Uma hora depois, Kam estava sentado aos pés da minha cama.
Por muito bom que seja termos desenvolvido uma panóplia de rótulos para os relacionamentos, a certo momento esses nomes intermédios parecem uma maneira fácil de evitar confrontarmo-nos com os nossos sentimentos. Eu não queria uma relação com Kam porque não queria ter de me questionar sobre o que sentia verdadeiramente em relação a ele. Queira mesmo comprometer--me? Tinha medo de que a resposta fosse não. Ou, pior ainda, sim.
Disse-lhe isto enquanto abraçava uma almofada. Não queria fazer-lhe um ultimato. Apenas queria que ele se perguntasse honestamente o que é que sentia. Vamos avançar nisto? Ou quererá ele recuar?
Ele disse que queria avançar.
Aquilo saiu-lhe tão depressa que o obriguei a repetir.
"Tu queres...?"
"Sim."
Pousei a almofada.
"Queres ser minha namorada?" perguntou-me.
Sim. Sim. Por favor.

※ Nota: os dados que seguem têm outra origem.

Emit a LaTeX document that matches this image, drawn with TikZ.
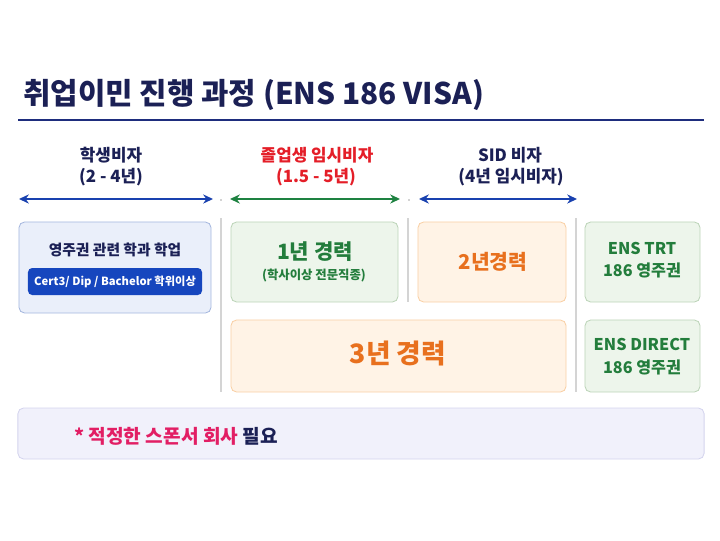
\documentclass[tikz,border=0pt]{standalone}
\usepackage{fontspec}
\setmainfont{Noto Sans CJK KR}
\usetikzlibrary{arrows.meta}
\definecolor{navy}{RGB}{27,32,85}
\definecolor{rulecol}{RGB}{30,45,125}
\definecolor{visared}{RGB}{228,30,40}
\definecolor{arrblue}{RGB}{25,65,175}
\definecolor{arrgreen}{RGB}{30,130,65}
\definecolor{studfill}{RGB}{234,239,250}
\definecolor{studline}{RGB}{165,183,222}
\definecolor{badge}{RGB}{22,70,190}
\definecolor{grfill}{RGB}{237,245,235}
\definecolor{grline}{RGB}{188,212,184}
\definecolor{grtext}{RGB}{35,125,60}
\definecolor{orfill}{RGB}{255,243,230}
\definecolor{orline}{RGB}{249,208,165}
\definecolor{ortext}{RGB}{232,112,30}
\definecolor{notefill}{RGB}{241,241,251}
\definecolor{noteline}{RGB}{212,212,238}
\definecolor{pink}{RGB}{226,30,100}
\definecolor{sepgray}{RGB}{212,212,212}
\tikzset{
  card/.style={draw, rounded corners=4pt, line width=0.6pt, inner sep=0pt},
  txt/.style={inner sep=0pt, font=\bfseries},
  span/.style={{Stealth[length=7pt,width=6.5pt]}-{Stealth[length=7pt,width=6.5pt]}, line width=1.3pt},
  sep/.style={draw=sepgray, line width=0.8pt}
}
\begin{document}
\begin{tikzpicture}[x=0.025cm, y=-0.025cm]
\useasboundingbox (0,0) rectangle (720,540);
% title and rule
\node[txt, anchor=west, text=navy, font=\fontsize{21.2}{25}\selectfont\bfseries] (title) at (23,95) {취업이민 진행 과정 (ENS 186 VISA)};
\coordinate (r0) at (18,120);
\coordinate (r1) at (704,120);
\draw[rulecol, line width=2pt] (r0) -- (r1);
% visa headers
\node[txt, text=navy, font=\fontsize{12}{14}\selectfont\bfseries] (h1) at (111,155) {학생비자};
\node[txt, text=navy, font=\fontsize{12}{14}\selectfont\bfseries] (h1b) at (111,177) {(2 - 4년)};
\node[txt, text=visared, font=\fontsize{12}{14}\selectfont\bfseries] (h2) at (317,155) {졸업생 임시비자};
\node[txt, text=visared, font=\fontsize{12}{14}\selectfont\bfseries] (h2b) at (316,177) {(1.5 - 5년)};
\node[txt, text=navy, font=\fontsize{12}{14}\selectfont\bfseries] (h3) at (510,155) {SID 비자};
\node[txt, text=navy, font=\fontsize{12}{14}\selectfont\bfseries] (h3b) at (511,177) {(4년 임시비자)};
% spans
\coordinate (a0) at (19,199);  \coordinate (a1) at (213,199);
\coordinate (b0) at (230,199); \coordinate (b1) at (400,199);
\coordinate (c0) at (419,199); \coordinate (c1) at (577,199);
\draw[span, arrblue] (a0) -- (a1);
\draw[span, arrgreen] (b0) -- (b1);
\draw[span, arrblue] (c0) -- (c1);
\fill[gray!70] (221,200) circle (0.6pt);
\fill[gray!70] (409,200) circle (0.6pt);
% separators
\draw[sep] (221,218) -- (221,392);
\draw[sep] (408,218) -- (408,302);
\draw[sep] (576,218) -- (576,392);
% student box
\node[card, draw=studline, fill=studfill, minimum width=4.8cm, minimum height=2.275cm] (stud) at (115,267.5) {};
\node[txt, text=navy, font=\fontsize{10.5}{12}\selectfont\bfseries] (studt) at (115,250) {영주권 관련 학과 학업};
\node[card, draw=none, fill=badge, rounded corners=3pt, minimum width=4.35cm, minimum height=0.675cm, text=white, font=\fontsize{8}{10}\selectfont\bfseries] (deg) at (115,281.5) {Cert3/ Dip / Bachelor 학위이상};
% experience boxes
\node[card, draw=grline, fill=grfill, minimum width=4.175cm, minimum height=2cm] (exp1) at (314.5,262) {};
\node[txt, text=grtext, font=\fontsize{15}{18}\selectfont\bfseries] (exp1t) at (315,252) {1년 경력};
\node[txt, text=grtext, font=\fontsize{8.8}{10}\selectfont\bfseries] (exp1s) at (314,276) {(학사이상 전문직종)};
\node[card, draw=orline, fill=orfill, minimum width=3.7cm, minimum height=2cm] (exp2) at (492,262) {};
\node[txt, text=ortext, font=\fontsize{14.5}{17}\selectfont\bfseries] (exp2t) at (493,262) {2년경력};
\node[card, draw=orline, fill=orfill, minimum width=8.375cm, minimum height=1.8cm] (exp3) at (398.5,356) {};
\node[txt, text=ortext, font=\fontsize{19}{22}\selectfont\bfseries] (exp3t) at (398,353) {3년 경력};
% permanent residency
\node[card, draw=grline, fill=grfill, minimum width=2.875cm, minimum height=2cm] (trt) at (642.5,262) {};
\node[txt, text=grtext, font=\fontsize{11.5}{13}\selectfont\bfseries] (trt1) at (642,248) {ENS TRT};
\node[txt, text=grtext, font=\fontsize{11.5}{13}\selectfont\bfseries] (trt2) at (642,270) {186 영주권};
\node[card, draw=grline, fill=grfill, minimum width=2.875cm, minimum height=1.8cm] (dir) at (642.5,356) {};
\node[txt, text=grtext, font=\fontsize{11.5}{13}\selectfont\bfseries] (dir1) at (642,344) {ENS DIRECT};
\node[txt, text=grtext, font=\fontsize{11.5}{13}\selectfont\bfseries] (dir2) at (642,367) {186 영주권};
% sponsor note
\node[card, draw=noteline, fill=notefill, minimum width=17.15cm, minimum height=1.275cm] (note) at (361,433.5) {};
\node[txt, anchor=west, font=\fontsize{13.6}{16}\selectfont\bfseries] (notet) at (74,436) {\textcolor{pink}{* 적정한 스폰서 회사} \textcolor{navy}{필요}};
\end{tikzpicture}
\end{document}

Sim.
Inclinei-me para o beijar e ele lambeu-me a cara, como um cão.
"E esta foi a primeira vez que te irritei, como teu namorado", disse ele.
Semanas mais tarde, ainda me sentia sorridente, carente, estúpida e ocasionalmente obsessiva. Ser-se namorada pode ser tão complicado como foi ter um relacionamento sexual. Sinto a falta dele com demasiada frequência. Quando não consigo conter-me, mando-lhe uma mensagem parva. Às vezes um emoji coração. Às vezes um "tenho saudades tuas".
Como todas as raparigas apaixonadas, sustenho a respiração à espera da resposta. Aquelas reticências são infinitamente vagas. E depois lembro-me de que ele disse que sim. Nós avançámos. Nós estamos a avançar.